REQUIRED WORK:
Pick out the lines containing "matplotlib".

PROVIDED DATA:
-*-
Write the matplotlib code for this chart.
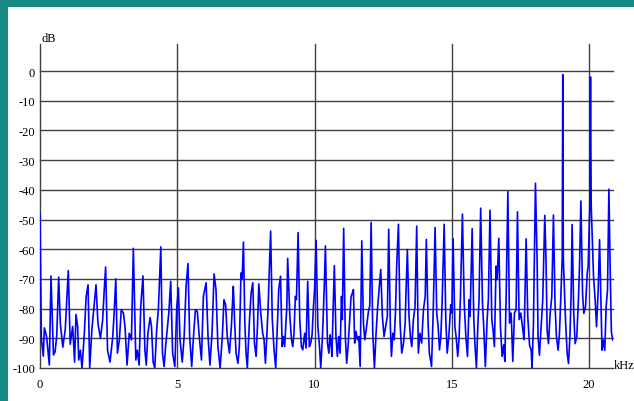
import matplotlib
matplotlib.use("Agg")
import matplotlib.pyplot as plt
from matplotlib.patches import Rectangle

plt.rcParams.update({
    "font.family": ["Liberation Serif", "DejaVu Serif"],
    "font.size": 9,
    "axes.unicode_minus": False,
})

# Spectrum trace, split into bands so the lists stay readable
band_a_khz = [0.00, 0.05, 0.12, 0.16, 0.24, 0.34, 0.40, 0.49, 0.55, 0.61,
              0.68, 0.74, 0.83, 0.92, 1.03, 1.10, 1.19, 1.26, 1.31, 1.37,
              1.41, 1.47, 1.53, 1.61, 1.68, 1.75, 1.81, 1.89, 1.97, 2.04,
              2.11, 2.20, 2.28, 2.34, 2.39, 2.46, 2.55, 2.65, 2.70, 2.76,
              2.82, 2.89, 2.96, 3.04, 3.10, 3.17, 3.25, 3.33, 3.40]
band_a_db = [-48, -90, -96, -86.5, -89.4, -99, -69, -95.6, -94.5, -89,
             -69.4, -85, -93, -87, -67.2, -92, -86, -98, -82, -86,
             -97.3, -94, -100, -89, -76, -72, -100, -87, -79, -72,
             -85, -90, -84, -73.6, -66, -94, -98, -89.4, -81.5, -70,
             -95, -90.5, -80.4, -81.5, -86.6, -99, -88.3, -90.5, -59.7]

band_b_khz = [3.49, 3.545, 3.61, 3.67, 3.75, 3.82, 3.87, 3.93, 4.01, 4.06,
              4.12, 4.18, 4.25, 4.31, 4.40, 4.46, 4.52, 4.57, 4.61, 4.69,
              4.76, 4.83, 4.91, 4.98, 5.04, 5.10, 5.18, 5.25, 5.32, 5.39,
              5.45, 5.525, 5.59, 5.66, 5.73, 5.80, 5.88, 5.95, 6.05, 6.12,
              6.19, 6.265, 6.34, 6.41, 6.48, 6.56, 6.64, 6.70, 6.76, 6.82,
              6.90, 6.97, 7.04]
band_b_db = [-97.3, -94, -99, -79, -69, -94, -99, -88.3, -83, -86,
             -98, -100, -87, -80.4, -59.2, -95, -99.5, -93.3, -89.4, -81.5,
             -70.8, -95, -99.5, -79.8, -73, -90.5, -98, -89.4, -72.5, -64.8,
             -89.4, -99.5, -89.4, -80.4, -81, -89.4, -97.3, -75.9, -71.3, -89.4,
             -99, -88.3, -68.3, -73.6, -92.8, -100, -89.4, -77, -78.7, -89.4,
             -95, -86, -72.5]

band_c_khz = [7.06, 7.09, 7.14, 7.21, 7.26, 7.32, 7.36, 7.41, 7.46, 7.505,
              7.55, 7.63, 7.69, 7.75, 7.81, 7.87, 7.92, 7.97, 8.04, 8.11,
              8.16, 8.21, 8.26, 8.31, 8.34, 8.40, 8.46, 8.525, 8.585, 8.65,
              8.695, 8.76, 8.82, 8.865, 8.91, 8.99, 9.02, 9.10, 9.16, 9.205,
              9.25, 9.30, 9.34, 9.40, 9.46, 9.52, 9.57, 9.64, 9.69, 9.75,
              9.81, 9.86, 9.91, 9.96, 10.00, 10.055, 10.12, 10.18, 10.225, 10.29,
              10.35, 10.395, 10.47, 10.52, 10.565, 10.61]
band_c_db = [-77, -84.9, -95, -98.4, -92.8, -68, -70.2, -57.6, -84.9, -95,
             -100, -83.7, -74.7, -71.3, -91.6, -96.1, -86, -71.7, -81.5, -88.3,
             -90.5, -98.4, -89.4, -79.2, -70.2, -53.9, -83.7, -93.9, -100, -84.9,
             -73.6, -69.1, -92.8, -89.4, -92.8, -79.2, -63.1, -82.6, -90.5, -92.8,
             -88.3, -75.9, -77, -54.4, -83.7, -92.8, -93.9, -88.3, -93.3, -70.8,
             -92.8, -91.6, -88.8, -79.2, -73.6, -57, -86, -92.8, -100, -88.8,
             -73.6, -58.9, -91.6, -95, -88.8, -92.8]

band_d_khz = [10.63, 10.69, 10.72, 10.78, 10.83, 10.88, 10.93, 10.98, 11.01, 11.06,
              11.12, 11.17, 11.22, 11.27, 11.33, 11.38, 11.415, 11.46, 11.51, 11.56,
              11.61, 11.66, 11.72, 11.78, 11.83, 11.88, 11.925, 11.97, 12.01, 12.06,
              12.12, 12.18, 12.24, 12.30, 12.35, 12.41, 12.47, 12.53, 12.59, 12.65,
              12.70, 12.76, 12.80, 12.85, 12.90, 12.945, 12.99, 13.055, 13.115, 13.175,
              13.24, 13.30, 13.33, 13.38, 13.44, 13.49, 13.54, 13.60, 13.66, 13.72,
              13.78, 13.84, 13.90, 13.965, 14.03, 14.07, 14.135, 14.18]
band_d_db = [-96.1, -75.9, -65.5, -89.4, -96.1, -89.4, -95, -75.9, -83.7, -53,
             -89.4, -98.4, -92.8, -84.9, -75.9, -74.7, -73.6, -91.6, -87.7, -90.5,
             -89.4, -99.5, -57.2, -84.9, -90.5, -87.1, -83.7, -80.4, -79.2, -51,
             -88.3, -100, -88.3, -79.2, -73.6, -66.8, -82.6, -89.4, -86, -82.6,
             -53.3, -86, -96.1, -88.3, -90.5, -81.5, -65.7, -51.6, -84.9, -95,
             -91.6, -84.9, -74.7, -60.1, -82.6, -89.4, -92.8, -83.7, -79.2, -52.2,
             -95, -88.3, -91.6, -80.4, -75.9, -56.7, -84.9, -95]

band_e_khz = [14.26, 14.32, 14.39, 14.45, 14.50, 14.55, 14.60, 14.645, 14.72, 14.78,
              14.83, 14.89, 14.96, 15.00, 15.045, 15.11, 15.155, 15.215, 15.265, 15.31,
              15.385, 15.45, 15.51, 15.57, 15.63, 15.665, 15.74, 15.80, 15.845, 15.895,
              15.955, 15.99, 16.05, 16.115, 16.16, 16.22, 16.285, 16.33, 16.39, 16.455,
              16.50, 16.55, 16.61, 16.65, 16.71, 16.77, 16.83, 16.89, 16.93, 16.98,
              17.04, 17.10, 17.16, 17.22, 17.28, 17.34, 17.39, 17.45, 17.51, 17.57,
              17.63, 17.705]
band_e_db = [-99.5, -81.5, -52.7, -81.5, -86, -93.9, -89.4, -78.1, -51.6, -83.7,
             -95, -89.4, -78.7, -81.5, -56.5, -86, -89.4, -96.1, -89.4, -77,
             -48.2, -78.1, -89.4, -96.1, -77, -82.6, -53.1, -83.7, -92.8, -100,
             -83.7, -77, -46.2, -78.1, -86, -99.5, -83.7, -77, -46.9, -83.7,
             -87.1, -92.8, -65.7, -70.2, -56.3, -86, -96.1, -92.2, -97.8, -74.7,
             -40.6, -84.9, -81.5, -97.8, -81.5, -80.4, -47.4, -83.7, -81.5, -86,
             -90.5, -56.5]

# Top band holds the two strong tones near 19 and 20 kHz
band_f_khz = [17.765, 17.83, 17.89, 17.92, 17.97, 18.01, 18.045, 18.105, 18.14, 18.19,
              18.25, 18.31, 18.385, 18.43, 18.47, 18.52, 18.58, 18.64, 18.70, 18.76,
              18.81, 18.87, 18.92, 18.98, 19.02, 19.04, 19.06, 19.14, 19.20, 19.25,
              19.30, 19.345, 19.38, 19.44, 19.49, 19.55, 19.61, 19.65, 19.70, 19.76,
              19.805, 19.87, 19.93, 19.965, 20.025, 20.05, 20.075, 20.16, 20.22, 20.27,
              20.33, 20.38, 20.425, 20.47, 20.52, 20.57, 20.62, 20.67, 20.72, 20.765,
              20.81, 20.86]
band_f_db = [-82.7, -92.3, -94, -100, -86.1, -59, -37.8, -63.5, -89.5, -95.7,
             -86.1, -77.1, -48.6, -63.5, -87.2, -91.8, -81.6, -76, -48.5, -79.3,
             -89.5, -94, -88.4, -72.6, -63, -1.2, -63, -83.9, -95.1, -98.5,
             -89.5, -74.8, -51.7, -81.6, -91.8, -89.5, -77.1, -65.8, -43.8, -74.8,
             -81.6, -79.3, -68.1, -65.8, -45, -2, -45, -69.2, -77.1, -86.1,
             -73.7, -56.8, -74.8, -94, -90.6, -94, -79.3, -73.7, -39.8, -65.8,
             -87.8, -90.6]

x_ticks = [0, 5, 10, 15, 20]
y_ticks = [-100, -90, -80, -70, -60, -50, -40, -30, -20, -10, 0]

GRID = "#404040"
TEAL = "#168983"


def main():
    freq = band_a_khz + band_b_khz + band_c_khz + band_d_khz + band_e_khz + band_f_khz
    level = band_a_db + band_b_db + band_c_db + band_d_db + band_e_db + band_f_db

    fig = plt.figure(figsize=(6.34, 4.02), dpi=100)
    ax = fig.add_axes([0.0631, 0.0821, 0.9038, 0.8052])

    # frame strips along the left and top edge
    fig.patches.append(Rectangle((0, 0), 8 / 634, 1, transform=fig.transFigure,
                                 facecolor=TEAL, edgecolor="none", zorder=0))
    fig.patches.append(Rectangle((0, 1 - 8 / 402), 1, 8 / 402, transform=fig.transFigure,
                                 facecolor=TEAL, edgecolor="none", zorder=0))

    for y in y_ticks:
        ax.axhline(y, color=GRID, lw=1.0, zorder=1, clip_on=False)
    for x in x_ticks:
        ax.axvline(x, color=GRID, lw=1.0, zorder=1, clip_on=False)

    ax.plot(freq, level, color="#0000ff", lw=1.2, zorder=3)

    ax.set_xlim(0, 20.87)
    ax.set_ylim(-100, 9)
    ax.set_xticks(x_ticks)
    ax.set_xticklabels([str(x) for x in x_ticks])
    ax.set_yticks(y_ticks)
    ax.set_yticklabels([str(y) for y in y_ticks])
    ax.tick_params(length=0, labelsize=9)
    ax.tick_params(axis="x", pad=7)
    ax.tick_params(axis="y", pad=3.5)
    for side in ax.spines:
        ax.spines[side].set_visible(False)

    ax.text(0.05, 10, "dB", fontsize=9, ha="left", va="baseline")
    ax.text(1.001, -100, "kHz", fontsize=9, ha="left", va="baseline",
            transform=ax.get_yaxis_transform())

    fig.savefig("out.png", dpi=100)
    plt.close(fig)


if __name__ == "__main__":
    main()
-*-
EXPECTED ANSWER:
Write the matplotlib code for this chart.
import matplotlib
matplotlib.use("Agg")
import matplotlib.pyplot as plt
from matplotlib.patches import Rectangle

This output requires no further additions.